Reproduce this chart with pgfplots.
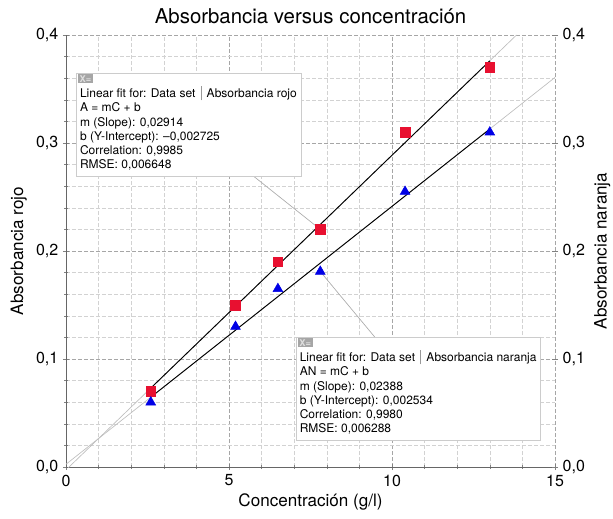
\documentclass[border=0pt]{standalone}
\usepackage{pgfplots}
\pgfplotsset{compat=1.18}
\usepackage{fontspec}
\setmainfont{TeX Gyre Heros}

\definecolor{rojo}{RGB}{232,16,48}
\definecolor{azul}{RGB}{0,0,230}
\definecolor{fitgray}{RGB}{190,190,190}

% fit lines: y = m x + b
% rojo:    m = 0.02914, b = -0.002725
% naranja: m = 0.02388, b =  0.002534
\pgfplotstableread{
x      y
2.6    0.070
5.2    0.150
6.5    0.190
7.8    0.220
10.4   0.310
13.0   0.370
}\rojo
\pgfplotstableread{
x      y
2.6    0.060
5.2    0.130
6.5    0.165
7.8    0.181
10.4   0.255
13.0   0.310
}\naranja

\newcommand{\sep}{\hspace{4pt}\textcolor{gray!80}{\rule[-2pt]{0.5pt}{10.5pt}}\hspace{4pt}}
\newcommand{\lblfont}{\fontsize{12.8}{15}\selectfont}

\pgfplotsset{
  base/.style={
    scale only axis, width=366.75pt, height=324pt,
    xmin=0, xmax=15, ymin=0, ymax=0.4,
    ytick={0,0.1,...,0.4},
    tick align=outside,
    major tick length=4.5pt, minor tick length=2.5pt,
    tick style={gray},
    axis line style={gray!80!black},
    /pgf/number format/assume math mode=true,
    yticklabel style={/pgf/number format/.cd, fixed, fixed zerofill, precision=1, use comma},
    ticklabel style={font=\fontsize{12}{14}\selectfont},
  },
}
\tikzset{
  box/.style={draw=gray!40, fill=white, anchor=north west, align=left,
    inner xsep=3pt, inner ysep=4pt, font=\fontsize{9}{10.7}\selectfont},
  icon/.style={fill=gray!70, text=gray!25, anchor=north west, inner xsep=1.2pt, inner ysep=0.8pt,
    xshift=1.5pt, yshift=-0.8pt, font=\fontsize{7}{7}\selectfont\bfseries},
}

\begin{document}
\begin{tikzpicture}
\begin{axis}[base, name=ax,
    axis x line=bottom, axis y line=left,
    axis line style={-},
    xtick={0,5,10,15}, minor x tick num=4, minor y tick num=4,
    grid=both,
    major grid style={dashed, gray!70, dash pattern=on 3pt off 1.5pt},
    minor grid style={dashed, gray!35, dash pattern=on 3pt off 1.5pt},
    title={Absorbancia versus concentración},
    title style={font=\fontsize{15.3}{17}\selectfont, at={(0.5,1)}, anchor=south, yshift=-1pt},
    xlabel={Concentración (g/l)},
    ylabel={Absorbancia rojo},
    xlabel style={font=\lblfont, yshift=1pt},
    ylabel style={font=\lblfont, yshift=0pt},
    clip=true]
  % extended fit lines (thin, gray)
  \addplot[fitgray, line width=0.5pt] coordinates {(0,-0.002725) (13.82,0.4)};
  \addplot[fitgray, line width=0.5pt] coordinates {(0,0.002534) (15,0.36073)};
  % leader lines from the annotation boxes
  \addplot[fitgray!90!black, line width=0.5pt] coordinates {(5.64,0.272) (7.8,0.22)};
  \addplot[fitgray!90!black, line width=0.5pt] coordinates {(7.8,0.181) (9.48,0.12)};
  % fitted range (black)
  \addplot[black, line width=0.7pt] coordinates {(2.6,0.07304) (13,0.37609)};
  \addplot[black, line width=0.7pt] coordinates {(2.6,0.06462) (13,0.31298)};
  % data
  \addplot[only marks, mark=square*, mark size=3.6pt, color=rojo] table[x=x,y=y] {\rojo};
  \addplot[only marks, mark=triangle*, mark size=4.2pt, color=azul] table[x=x,y=y] {\naranja};
  % annotation boxes
  \node[box] (b1) at (axis cs:0.3,0.365) {\rule{0pt}{14.4pt}Linear fit for: Data set\sep Absorbancia rojo\\
    A = mC + b\\ m (Slope): 0,02914\\ b (Y-Intercept): \textendash0,002725\\ Correlation: 0,9985\\ RMSE: 0,006648};
  \node[icon] at (b1.north west) {X=};
  \node[box] (b2) at (axis cs:7.04,0.1205) {\rule{0pt}{14.4pt}Linear fit for: Data set\sep Absorbancia naranja\\
    AN = mC + b\\ m (Slope): 0,02388\\ b (Y-Intercept): 0,002534\\ Correlation: 0,9980\\ RMSE: 0,006288};
  \node[icon] at (b2.north west) {X=};
\end{axis}
\begin{axis}[base,
    axis x line=none, axis y line=right,
    axis line style={-, draw=none},
    ylabel={Absorbancia naranja},
    ylabel style={font=\lblfont}]
  \addplot[draw=none] coordinates {(0,0) (15,0.4)};
\end{axis}
\pgfresetboundingbox
\path (ax.south west) ++(-49.5pt,-38.25pt) rectangle ++(459.75pt,388.5pt);
\end{tikzpicture}
\end{document}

▬▬▬▬▬▬

__Task goal__
Restate the data above exactly, stripping out each image.

__Expected answer__
Reproduce this chart with pgfplots.
\documentclass[border=0pt]{standalone}
\usepackage{pgfplots}
\pgfplotsset{compat=1.18}
\usepackage{fontspec}
\setmainfont{TeX Gyre Heros}

\definecolor{rojo}{RGB}{232,16,48}
\definecolor{azul}{RGB}{0,0,230}
\definecolor{fitgray}{RGB}{190,190,190}

% fit lines: y = m x + b
% rojo:    m = 0.02914, b = -0.002725
% naranja: m = 0.02388, b =  0.002534
\pgfplotstableread{
x      y
2.6    0.070
5.2    0.150
6.5    0.190
7.8    0.220
10.4   0.310
13.0   0.370
}\rojo
\pgfplotstableread{
x      y
2.6    0.060
5.2    0.130
6.5    0.165
7.8    0.181
10.4   0.255
13.0   0.310
}\naranja

\newcommand{\sep}{\hspace{4pt}\textcolor{gray!80}{\rule[-2pt]{0.5pt}{10.5pt}}\hspace{4pt}}
\newcommand{\lblfont}{\fontsize{12.8}{15}\selectfont}

\pgfplotsset{
  base/.style={
    scale only axis, width=366.75pt, height=324pt,
    xmin=0, xmax=15, ymin=0, ymax=0.4,
    ytick={0,0.1,...,0.4},
    tick align=outside,
    major tick length=4.5pt, minor tick length=2.5pt,
    tick style={gray},
    axis line style={gray!80!black},
    /pgf/number format/assume math mode=true,
    yticklabel style={/pgf/number format/.cd, fixed, fixed zerofill, precision=1, use comma},
    ticklabel style={font=\fontsize{12}{14}\selectfont},
  },
}
\tikzset{
  box/.style={draw=gray!40, fill=white, anchor=north west, align=left,
    inner xsep=3pt, inner ysep=4pt, font=\fontsize{9}{10.7}\selectfont},
  icon/.style={fill=gray!70, text=gray!25, anchor=north west, inner xsep=1.2pt, inner ysep=0.8pt,
    xshift=1.5pt, yshift=-0.8pt, font=\fontsize{7}{7}\selectfont\bfseries},
}

\begin{document}
\begin{tikzpicture}
\begin{axis}[base, name=ax,
    axis x line=bottom, axis y line=left,
    axis line style={-},
    xtick={0,5,10,15}, minor x tick num=4, minor y tick num=4,
    grid=both,
    major grid style={dashed, gray!70, dash pattern=on 3pt off 1.5pt},
    minor grid style={dashed, gray!35, dash pattern=on 3pt off 1.5pt},
    title={Absorbancia versus concentración},
    title style={font=\fontsize{15.3}{17}\selectfont, at={(0.5,1)}, anchor=south, yshift=-1pt},
    xlabel={Concentración (g/l)},
    ylabel={Absorbancia rojo},
    xlabel style={font=\lblfont, yshift=1pt},
    ylabel style={font=\lblfont, yshift=0pt},
    clip=true]
  % extended fit lines (thin, gray)
  \addplot[fitgray, line width=0.5pt] coordinates {(0,-0.002725) (13.82,0.4)};
  \addplot[fitgray, line width=0.5pt] coordinates {(0,0.002534) (15,0.36073)};
  % leader lines from the annotation boxes
  \addplot[fitgray!90!black, line width=0.5pt] coordinates {(5.64,0.272) (7.8,0.22)};
  \addplot[fitgray!90!black, line width=0.5pt] coordinates {(7.8,0.181) (9.48,0.12)};
  % fitted range (black)
  \addplot[black, line width=0.7pt] coordinates {(2.6,0.07304) (13,0.37609)};
  \addplot[black, line width=0.7pt] coordinates {(2.6,0.06462) (13,0.31298)};
  % data
  \addplot[only marks, mark=square*, mark size=3.6pt, color=rojo] table[x=x,y=y] {\rojo};
  \addplot[only marks, mark=triangle*, mark size=4.2pt, color=azul] table[x=x,y=y] {\naranja};
  % annotation boxes
  \node[box] (b1) at (axis cs:0.3,0.365) {\rule{0pt}{14.4pt}Linear fit for: Data set\sep Absorbancia rojo\\
    A = mC + b\\ m (Slope): 0,02914\\ b (Y-Intercept): \textendash0,002725\\ Correlation: 0,9985\\ RMSE: 0,006648};
  \node[icon] at (b1.north west) {X=};
  \node[box] (b2) at (axis cs:7.04,0.1205) {\rule{0pt}{14.4pt}Linear fit for: Data set\sep Absorbancia naranja\\
    AN = mC + b\\ m (Slope): 0,02388\\ b (Y-Intercept): 0,002534\\ Correlation: 0,9980\\ RMSE: 0,006288};
  \node[icon] at (b2.north west) {X=};
\end{axis}
\begin{axis}[base,
    axis x line=none, axis y line=right,
    axis line style={-, draw=none},
    ylabel={Absorbancia naranja},
    ylabel style={font=\lblfont}]
  \addplot[draw=none] coordinates {(0,0) (15,0.4)};
\end{axis}
\pgfresetboundingbox
\path (ax.south west) ++(-49.5pt,-38.25pt) rectangle ++(459.75pt,388.5pt);
\end{tikzpicture}
\end{document}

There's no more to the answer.